A SENIOR GARDA officer has been appointed to liaise with NAMA over the allegations that have emerged about the agency in recent days, the Taoiseach has told the Dáil.
Enda Kenny was responding to questions from the Fianna Fáil leader Micheál Martin who said that a senator from his party will be sending material to the gardaí containing “very serious allegations” about the State’s bad bank.
Martin said that one of the allegations being made is that an entire file in relation to a person whose loan book was with NAMA was sent to a partner in a “major global property company who was acting on behalf of that person’s rival”.
The opposition leader said that this would be a “shocking fact if proven to be true” as he disclosed further claims that property valuations are being manipulated, quoting from the documentation that Senator Darragh O’Brien plans to hand to gardaí.

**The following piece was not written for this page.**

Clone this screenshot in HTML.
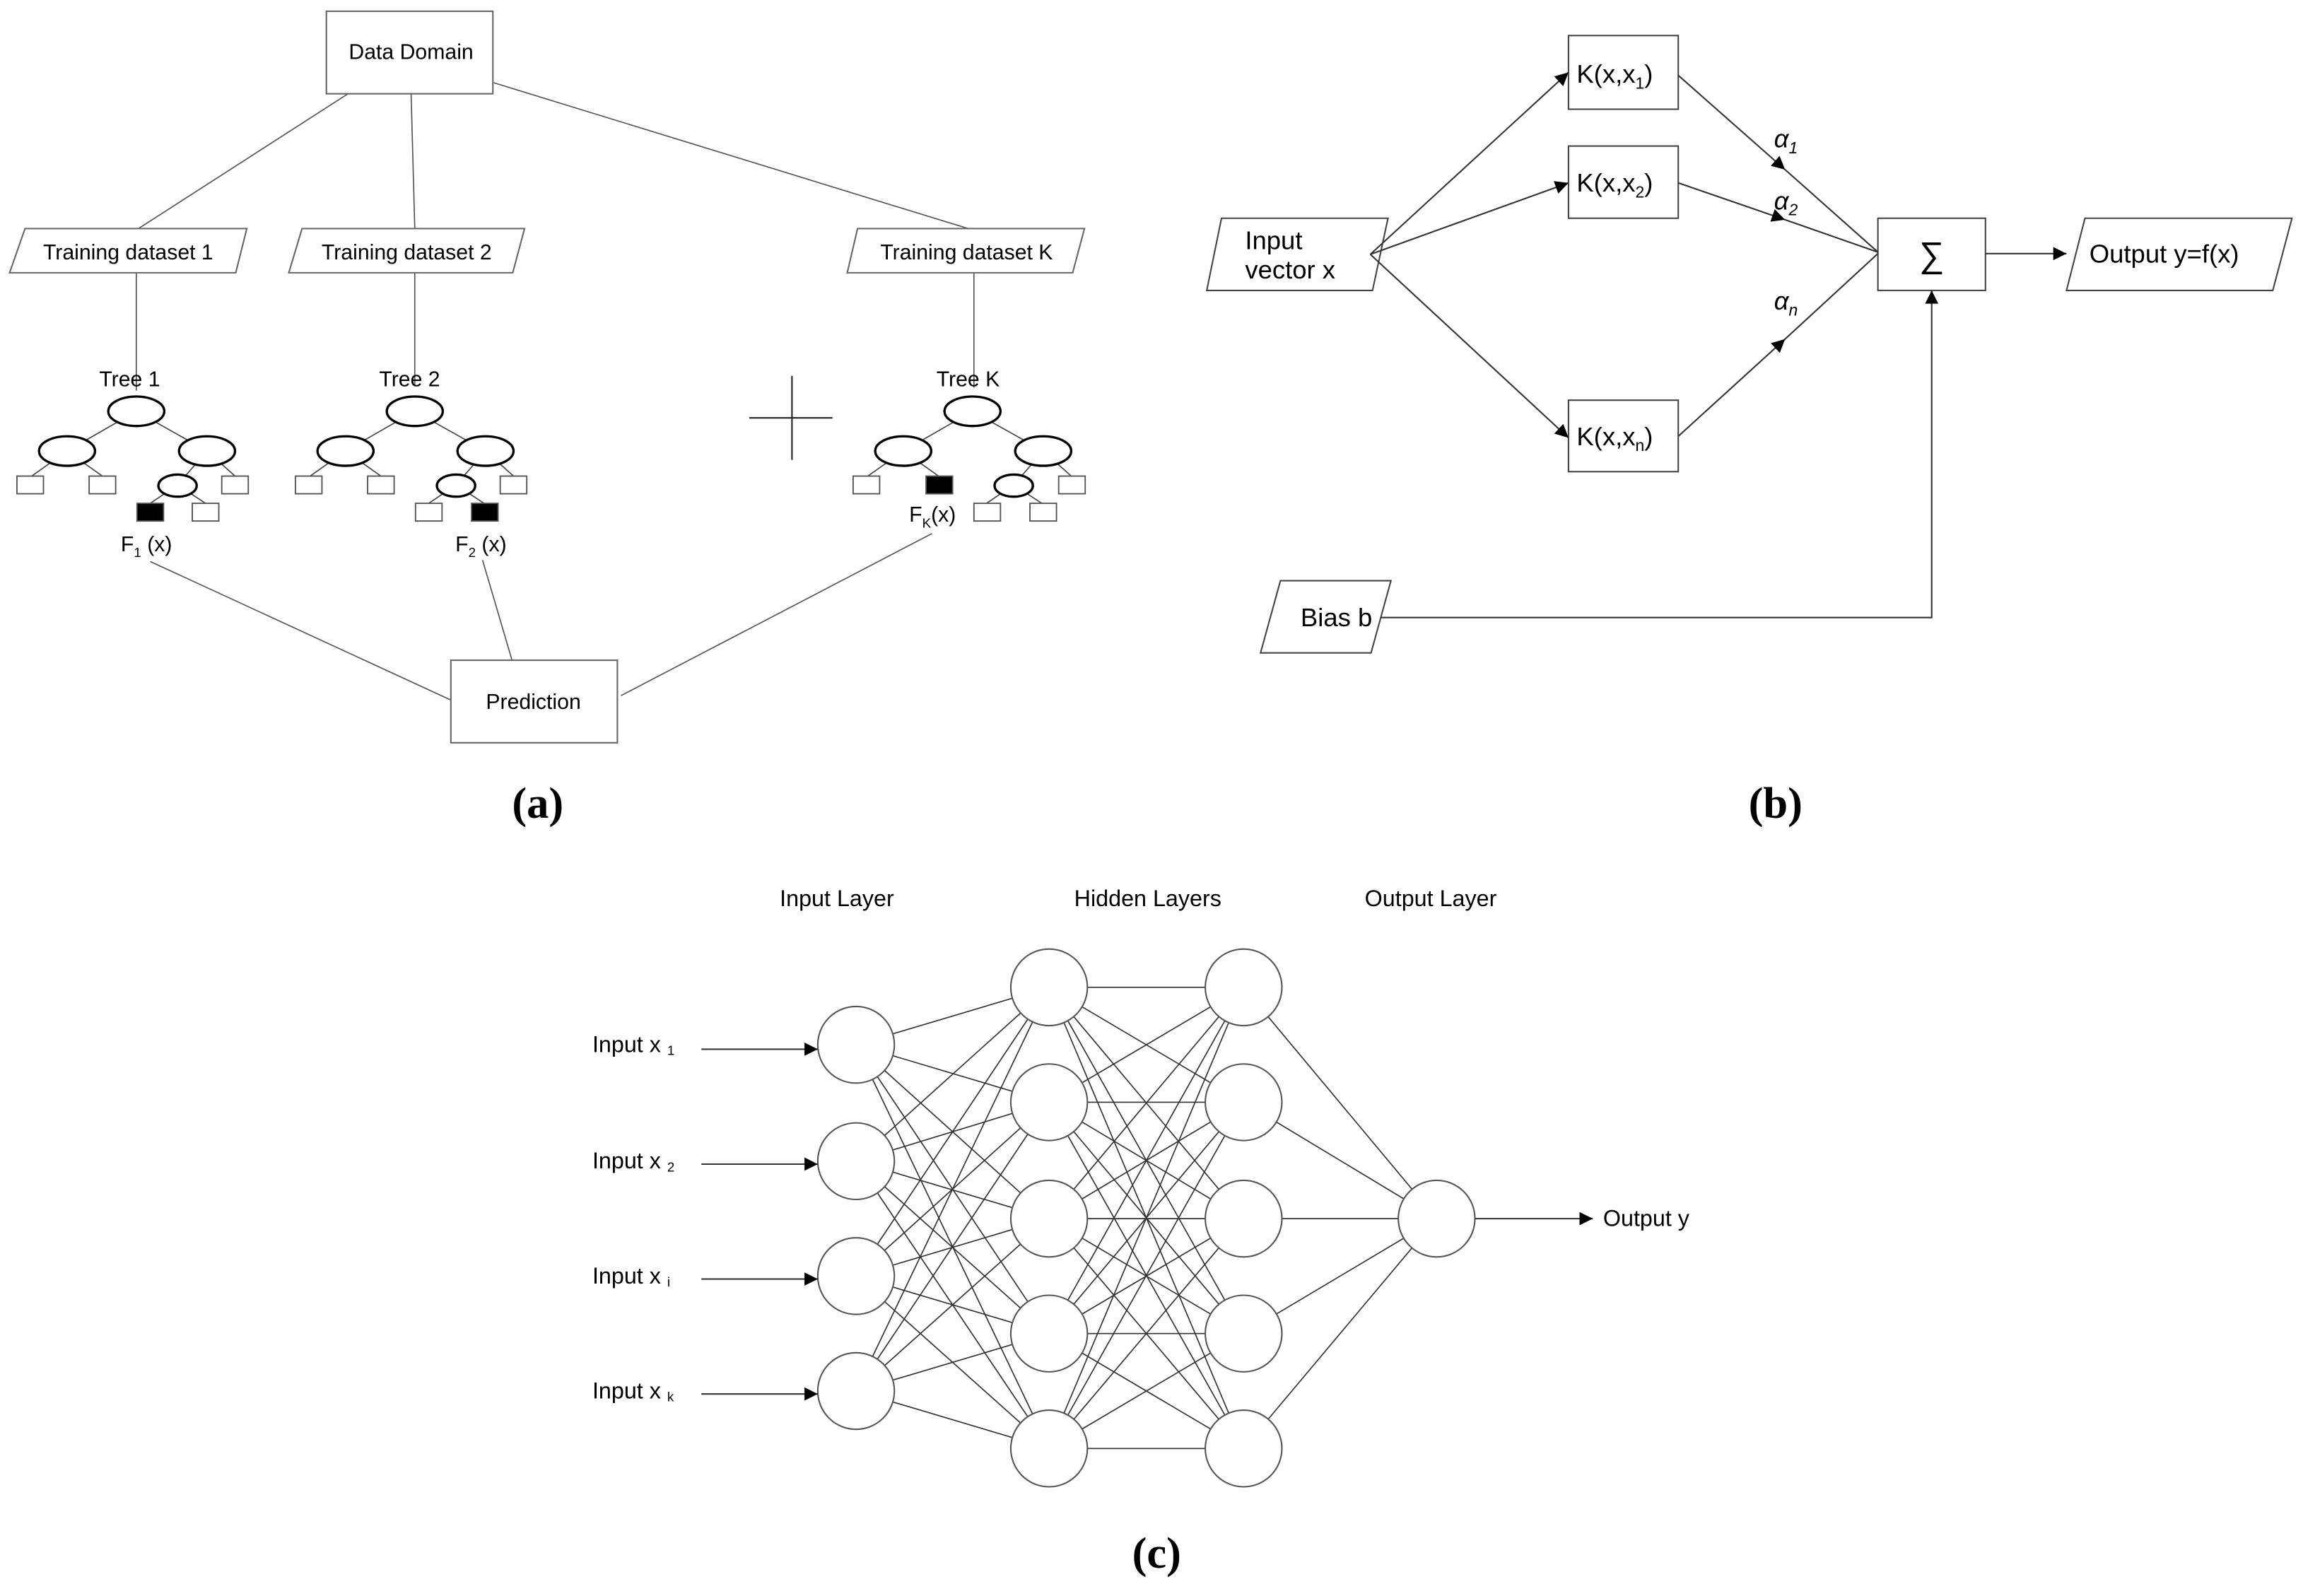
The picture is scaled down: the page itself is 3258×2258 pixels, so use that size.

The Taoiseach said that the government “takes this very seriously”.
He said that the Minister for Justice was informed by the Garda Commissioner this morning that there was contact between NAMA and the gardaí earlier this year regarding complaints about a second former employee at the agency and that this is an ongoing investigation.
“NAMA will assist them [gardaí] insofar as possible within the constraints of ongoing investigations,” Kenny told Martin.
He also said that NAMA is required in the sale of all loans, assets or property to have an independent valuation done.
There was also a dispute over the release of Freedom of Information requests to the Department of Finance in relation to NAMA. Martin siad that only six of 19 requests made in 2012 have been released and called for the rest of these documents to be disclosed.
Kenny said that the Minister for Finance has “neither sight nor function” of what the FOI officer in his department agrees to release or not release.
The Taoiseach also said that in respect of a complaint from a firm of solicitors acting on behalf of a client of NAMA the gardaí are awaiting further information from the solicitors about this case.
“I can’t tell you how long that’s going to take or what information is involved there either,” he said.
Sinn Féin’s Gerry Adams raised the issue of the HSE Service Plan and planned cuts to health services next year.
Kenny said he agreed that it would be a “challenging year” for health and that Sinn Féin would never be satisfied no matter what level of funding that was committed to health. He highlighted some of the funding committed to other areas of the health service next year.
The Taoiseach also insisted that the government had not “thrown in the towel” on retroactive recapitalisation of the State’s own banks as suggested by United Left TD Joan Collins.
“This is very much a live issue in respect of complex and technical negotiations that will continue to take place,” he told Collins.